While “Mr. Popper’s Penguins” will arrive in theaters this weekend with Jim Carrey doing his familiar rubber face schtick, you might remember that at one point “Greenberg” duo Noah Baumbach and Ben Stiller were going to reteam on the film. Unfortunately, they both wound up dropping out but their work survived and when current director Mark Waters was first circling the project he was sent the script they put together. It was pretty out there, and he didn’t get it at all.
“I know that Noah and Ben were a constellation that was floating around the movie before I came onboard,” Waters recently told EW. “And to be completely honest it was a script that I had been sent a couple of times by Fox. I had actually passed on it twice because I didn’t get what they were trying to do.” And to be fair to Waters, it sounds pretty insane.
The plot would have revolved around the publicist for Indianapolis Colts quarterback Peyton Manning (instead of a New York real estate developer as it stands now) who winds up having to juggle the titular penguins, while trying to hide a problem with Manning’s throwing arm from the press. Uh, what? That’s kind of inspired in a David O. Russell sort of way, but also, kind of terrible in another way. “I remember thinking, I don’t know how you guys would make this movie,” Waters said but his wife was a big a fan of the script.
“We were on vacation and she read it and turned to me and said, ‘If you don’t want to do this movie, you and I need to have a serious discussion about your career, because this is great!’ And I was like, ‘Really, even the whole Peyton Manning thing?!’ And she was like, ‘What are you talking about?,’” Waters recalls.

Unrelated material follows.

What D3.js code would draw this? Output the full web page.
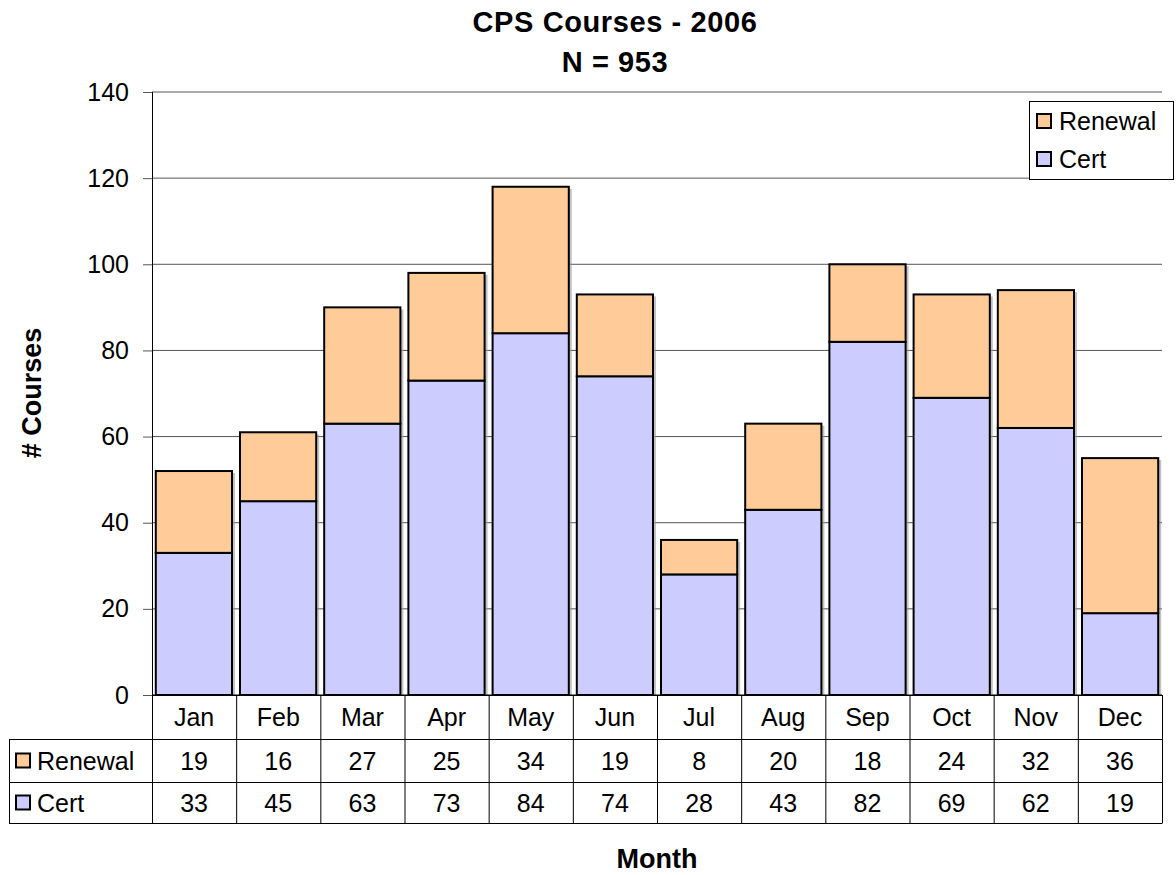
<!DOCTYPE html>
<html>
<head>
<meta charset="utf-8">
<script src="https://cdn.jsdelivr.net/npm/d3@7"></script>
<style>
  body { margin: 0; background: #fff; }
  text { font-family: "Liberation Sans", Arial, sans-serif; }
</style>
</head>
<body>
<div id="chart"></div>
<script>
// data
var months = ["Jan","Feb","Mar","Apr","May","Jun","Jul","Aug","Sep","Oct","Nov","Dec"]
var cert = [33,45,63,73,84,74,28,43,82,69,62,19]
var renewal = [19,16,27,25,34,19,8,20,18,24,32,36]
var yTicks = [0,20,40,60,80,100,120,140]

var colors = {Renewal: "#FFCC99", Cert: "#CCCCFF"}
var fs = "25px"

var W = 1176, H = 875
var margin = {top: 92, right: 14, bottom: 180, left: 152}
var width = W - margin.left - margin.right,
    height = H - margin.top - margin.bottom

var svg = d3.select("#chart").append("svg")
    .attr("width", W)
    .attr("height", H)

var g = svg.append("g")
    .attr("transform", "translate(" + margin.left + "," + margin.top + ")")

var x = d3.scaleBand()
    .domain(months)
    .range([0, width])
    .paddingInner(0.095)
    .paddingOuter(0.045)

var band = d3.scaleBand().domain(months).range([0, width])

var y = d3.scaleLinear()
    .domain([0, 140])
    .range([height, 0])

// gridlines
g.append("g")
  .selectAll("line")
  .data(yTicks.slice(1))
  .enter().append("line")
  .attr("x1", 0).attr("x2", width)
  .attr("y1", d => y(d)).attr("y2", d => y(d))
  .attr("stroke", "#555")
  .attr("stroke-width", 1)

// y axis
var yAxis = g.append("g")
  .call(d3.axisLeft(y).tickValues(yTicks).tickSize(9).tickPadding(14))
yAxis.select(".domain").attr("stroke", "#000").attr("d", "M0.5," + height + "V0")
yAxis.selectAll(".tick line").attr("stroke", "#555")
yAxis.selectAll("text").style("font-size", fs).attr("fill", "#000")

// stacked bars
var stackData = months.map(function(m, i) { return {month: m, Cert: cert[i], Renewal: renewal[i]} })
var series = d3.stack().keys(["Cert", "Renewal"])(stackData)

// faint shadow
g.append("g").selectAll("rect")
  .data(series[1])
  .enter().append("rect")
  .attr("x", d => x(d.data.month) + 3)
  .attr("y", d => y(d[1]) + 2)
  .attr("width", x.bandwidth())
  .attr("height", d => y(0) - y(d[1]) - 2)
  .attr("fill", "#999")
  .attr("opacity", 0.6)

g.append("g").selectAll("g")
  .data(series)
  .enter().append("g")
  .attr("fill", d => colors[d.key])
  .selectAll("rect")
  .data(d => d)
  .enter().append("rect")
  .attr("x", d => x(d.data.month))
  .attr("y", d => y(d[1]))
  .attr("width", x.bandwidth())
  .attr("height", d => y(d[0]) - y(d[1]))
  .attr("stroke", "#000")
  .attr("stroke-width", 2)

// x axis line
g.append("line")
  .attr("x1", 0).attr("x2", width)
  .attr("y1", height).attr("y2", height)
  .attr("stroke", "#000")

// data table
var rowH = [44, 43, 41]
var tbl = g.append("g").attr("transform", "translate(0," + height + ")")
var tableLeft = 9 - margin.left
var r1 = rowH[0], r2 = rowH[0] + rowH[1], r3 = rowH[0] + rowH[1] + rowH[2]

tbl.append("g").selectAll("line")
  .data(months.concat(["end"]))
  .enter().append("line")
  .attr("x1", (d, i) => i < months.length ? band(d) + 0.5 : width + 0.5)
  .attr("x2", (d, i) => i < months.length ? band(d) + 0.5 : width + 0.5)
  .attr("y1", 0).attr("y2", r3)
  .attr("stroke", "#000")

tbl.append("g").selectAll("line")
  .data([[0, 0], [tableLeft, r1], [tableLeft, r2], [tableLeft, r3]])
  .enter().append("line")
  .attr("x1", d => d[0]).attr("x2", width + 0.5)
  .attr("y1", d => d[1] + 0.5).attr("y2", d => d[1] + 0.5)
  .attr("stroke", "#000")
tbl.append("line")
  .attr("x1", tableLeft + 0.5).attr("x2", tableLeft + 0.5)
  .attr("y1", r1).attr("y2", r3)
  .attr("stroke", "#000")

tbl.append("g").selectAll("text")
  .data(months)
  .enter().append("text")
  .attr("x", d => band(d) + band.bandwidth() / 2)
  .attr("y", r1 / 2 + 9)
  .attr("text-anchor", "middle")
  .style("font-size", fs)
  .text(d => d)

var rows = [{key: "Renewal", vals: renewal, y0: r1, h: rowH[1]}, {key: "Cert", vals: cert, y0: r2, h: rowH[2]}]
rows.forEach(function(r) {
  tbl.append("g").selectAll("text")
    .data(r.vals)
    .enter().append("text")
    .attr("x", (d, i) => band(months[i]) + band.bandwidth() / 2)
    .attr("y", r.y0 + r.h / 2 + 9)
    .attr("text-anchor", "middle")
    .style("font-size", fs)
    .text(d => d)
  tbl.append("rect")
    .attr("x", tableLeft + 7).attr("y", r.y0 + r.h / 2 - 7)
    .attr("width", 14).attr("height", 14)
    .attr("fill", colors[r.key]).attr("stroke", "#000").attr("stroke-width", 2)
  tbl.append("text")
    .attr("x", tableLeft + 28).attr("y", r.y0 + r.h / 2 + 9)
    .style("font-size", fs)
    .text(r.key)
})

// legend
var legend = svg.append("g").attr("transform", "translate(1029,101)")
legend.append("rect")
  .attr("x", 0.5).attr("y", 0.5)
  .attr("width", 144).attr("height", 78)
  .attr("fill", "#fff").attr("stroke", "#000")
var legItems = ["Renewal", "Cert"]
legend.selectAll(".li")
  .data(legItems)
  .enter().append("g")
  .attr("class", "li")
  .attr("transform", (d, i) => "translate(0," + (20 + i * 38) + ")")
  .each(function(d) {
    var s = d3.select(this)
    s.append("rect").attr("x", 8).attr("y", -7).attr("width", 14).attr("height", 14)
      .attr("fill", colors[d]).attr("stroke", "#000").attr("stroke-width", 2)
    s.append("text").attr("x", 30).attr("y", 9).style("font-size", fs).text(d)
  })

// titles
svg.append("text")
  .attr("x", 615).attr("y", 32)
  .attr("text-anchor", "middle")
  .style("font-size", "29px").style("font-weight", "bold").style("letter-spacing", "0.6px")
  .text("CPS Courses - 2006")
svg.append("text")
  .attr("x", 615).attr("y", 72)
  .attr("text-anchor", "middle")
  .style("font-size", "29px").style("font-weight", "bold").style("letter-spacing", "0.6px")
  .text("N = 953")

svg.append("text")
  .attr("transform", "translate(41,393) rotate(-90)")
  .attr("text-anchor", "middle")
  .style("font-size", "27px").style("font-weight", "bold")
  .text("# Courses")

svg.append("text")
  .attr("x", 657).attr("y", 868)
  .attr("text-anchor", "middle")
  .style("font-size", "27px").style("font-weight", "bold")
  .text("Month")
</script>
</body>
</html>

Anyway, we’ll never know what could have been as Carrey came aboard and now the movie looks far less interesting, and a whole lot more terrible. “Mr. Popper’s Penguins” opens this Friday and if you squint really hard Jim Carrey sorta looks like Peyton Manning and that might be more fun that paying attention to the actual movie. As for Stiller and Baumbach they’re still attached to the director’s next effort “While We’re Young” but the film seems to be stumbling along and we’re keeping our fingers crossed it doesn’t fall apart completely.